Susmita/Rajib bkpsusmitaa at gmail.com
Mon Apr 22 05:17:54 BST 2024


Dear senior ML members and developers of Xapian Omega,

Mr. Olly has helped me cross the bump of the initial learning curve.
(ref: https://lists.xapian.org/pipermail/xapian-discuss/2024-April/010034.html)

How can I use Xapian Omega directly (i.e., without using `recoll` and
`xapiandb`) to index a directory of text files with all strings
greater than 3 characters, to create an index text file typically
occurs in the End of a Book, with location in specific files, without
using Recoll database? I want to create an extensive list first with
xapian omega, then have the list post-processed for all strings
greater than 3 characters, along with the indexing data, as to where
those texts appear in all specific text documents, like position,
document name, etc. How could I include phrases? Could `omgrep` or
`python` script be used for specific phrases?

Would the following steps help? Am I planning wrongly?:

1.  Index the Text Files within a directory: Use the omindex command
to index the text files. The example command to index all text files
in a directory:
$omindex -d /path/to/index_directory /path/to/text/files/directory

2.  Once the text files are indexed, use the omindex command with the
-i option to generate an extensive list of all words. example command:
$omindex -d /path/to/index_directory -i > extensive_list.txt
to generate a plain text file named extensive_list.txt containing all
the words extracted from the indexed text files.

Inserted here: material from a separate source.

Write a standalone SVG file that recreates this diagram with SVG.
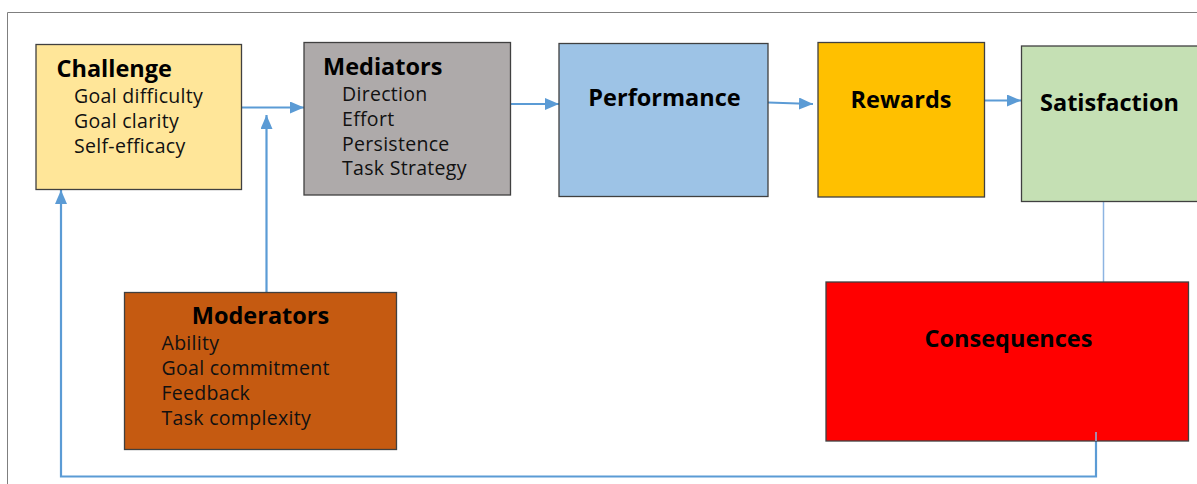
<svg xmlns="http://www.w3.org/2000/svg" width="1197" height="484" viewBox="0 0 1197 484">
<defs>
<marker id="ah" viewBox="0 0 14 12" refX="14" refY="6" markerWidth="14" markerHeight="12" markerUnits="userSpaceOnUse" orient="auto">
<path d="M0,0 L14,6 L0,12 Z" fill="#5B9BD5"/>
</marker>
<style>
.box{stroke:#404040;stroke-width:1.3}
.t{font-family:"Open Sans","Liberation Sans",sans-serif;font-weight:bold;font-size:23.5px;fill:#000}
.i{font-family:"Open Sans","Liberation Sans",sans-serif;font-size:19.5px;letter-spacing:0.3px;fill:#111}
.c{fill:none;stroke:#5B9BD5;stroke-width:2.2}
.thin{fill:none;stroke:#8DB4E2;stroke-width:1.5}
</style>
</defs>
<rect width="1197" height="484" fill="#fff"/>
<path d="M7.5,484 V12.5 H1197" fill="none" stroke="#7f7f7f" stroke-width="1"/>
<g id="connectors">
<line class="c" x1="241" y1="107.5" x2="304" y2="107.5" marker-end="url(#ah)"/>
<line class="c" x1="266.5" y1="292" x2="266.5" y2="115" marker-end="url(#ah)"/>
<line class="c" x1="511" y1="104" x2="559" y2="104" marker-end="url(#ah)"/>
<line class="c" x1="768" y1="102.5" x2="813" y2="104" marker-end="url(#ah)"/>
<line class="c" x1="985" y1="100.5" x2="1021" y2="100.5" marker-end="url(#ah)"/>
<line class="thin" x1="1103.5" y1="202" x2="1103.5" y2="282"/>
<polyline class="c" points="1096,436 1096,476.5 61,476.5 61,190" stroke-width="2" marker-end="url(#ah)"/>
</g>
<g id="challenge">
<rect class="box" x="36" y="44.5" width="205.5" height="145" fill="#FFE699"/>
<text class="t" x="56.5" y="77">Challenge</text>
<text class="i" x="74" y="103">Goal difficulty</text>
<text class="i" x="74" y="128">Goal clarity</text>
<text class="i" x="74" y="153">Self-efficacy</text>
</g>
<g id="mediators">
<rect class="box" x="304" y="42.5" width="206.5" height="152.5" fill="#AEAAAA"/>
<text class="t" x="323" y="74.5">Mediators</text>
<text class="i" x="342" y="101">Direction</text>
<text class="i" x="342" y="126">Effort</text>
<text class="i" x="342" y="150.5">Persistence</text>
<text class="i" x="342" y="175">Task Strategy</text>
</g>
<g id="performance">
<rect class="box" x="559" y="43.5" width="209" height="153" fill="#9DC3E6"/>
<text class="t" x="664.5" y="106" text-anchor="middle">Performance</text>
</g>
<g id="rewards">
<rect class="box" x="818" y="42.5" width="166.5" height="154.5" fill="#FFC000"/>
<text class="t" x="901" y="107.5" text-anchor="middle">Rewards</text>
</g>
<g id="satisfaction">
<rect class="box" x="1021.5" y="46" width="180" height="155.5" fill="#C5E0B4"/>
<text class="t" x="1109.5" y="111" text-anchor="middle">Satisfaction</text>
</g>
<g id="moderators">
<rect class="box" x="124.5" y="292.5" width="272" height="157" fill="#C55A11"/>
<text class="t" x="260.5" y="323.5" text-anchor="middle">Moderators</text>
<text class="i" x="161.5" y="350">Ability</text>
<text class="i" x="161.5" y="375">Goal commitment</text>
<text class="i" x="161.5" y="400">Feedback</text>
<text class="i" x="161.5" y="424.5">Task complexity</text>
</g>
<g id="consequences">
<rect class="box" x="826" y="282" width="362.5" height="159" fill="#FF0000"/>
<text class="t" x="1008.5" y="347" text-anchor="middle">Consequences</text>
<line class="thin" x1="1096" y1="432" x2="1096" y2="441"/>
</g>
</svg>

3. Post-Processing for Strings Greater Than 3 Characters: After
generating the extensive list, to post-process it to filter out
strings greater than 3 characters. I can use various tools and
scripting languages like grep, awk, or Python to accomplish this task.
For example, using grep:
$grep -E '\b\w{4,}\b' extensive_list.txt > filtered_list.txt
This command should theoretically filter out words with more than 3
characters from the extensive_list.txt and save the result in
filtered_list.txt.

But how do I create an index for a pre-determined set of phrases?
Would I require a specific script using omgrep, like using?:
$omgrep "my phrase" /path/to/index/directory

Please suggest extensive code-lines, considering me a novice.

Best wishes,
Rajib
Etc.



More information about the Xapian-discuss mailing list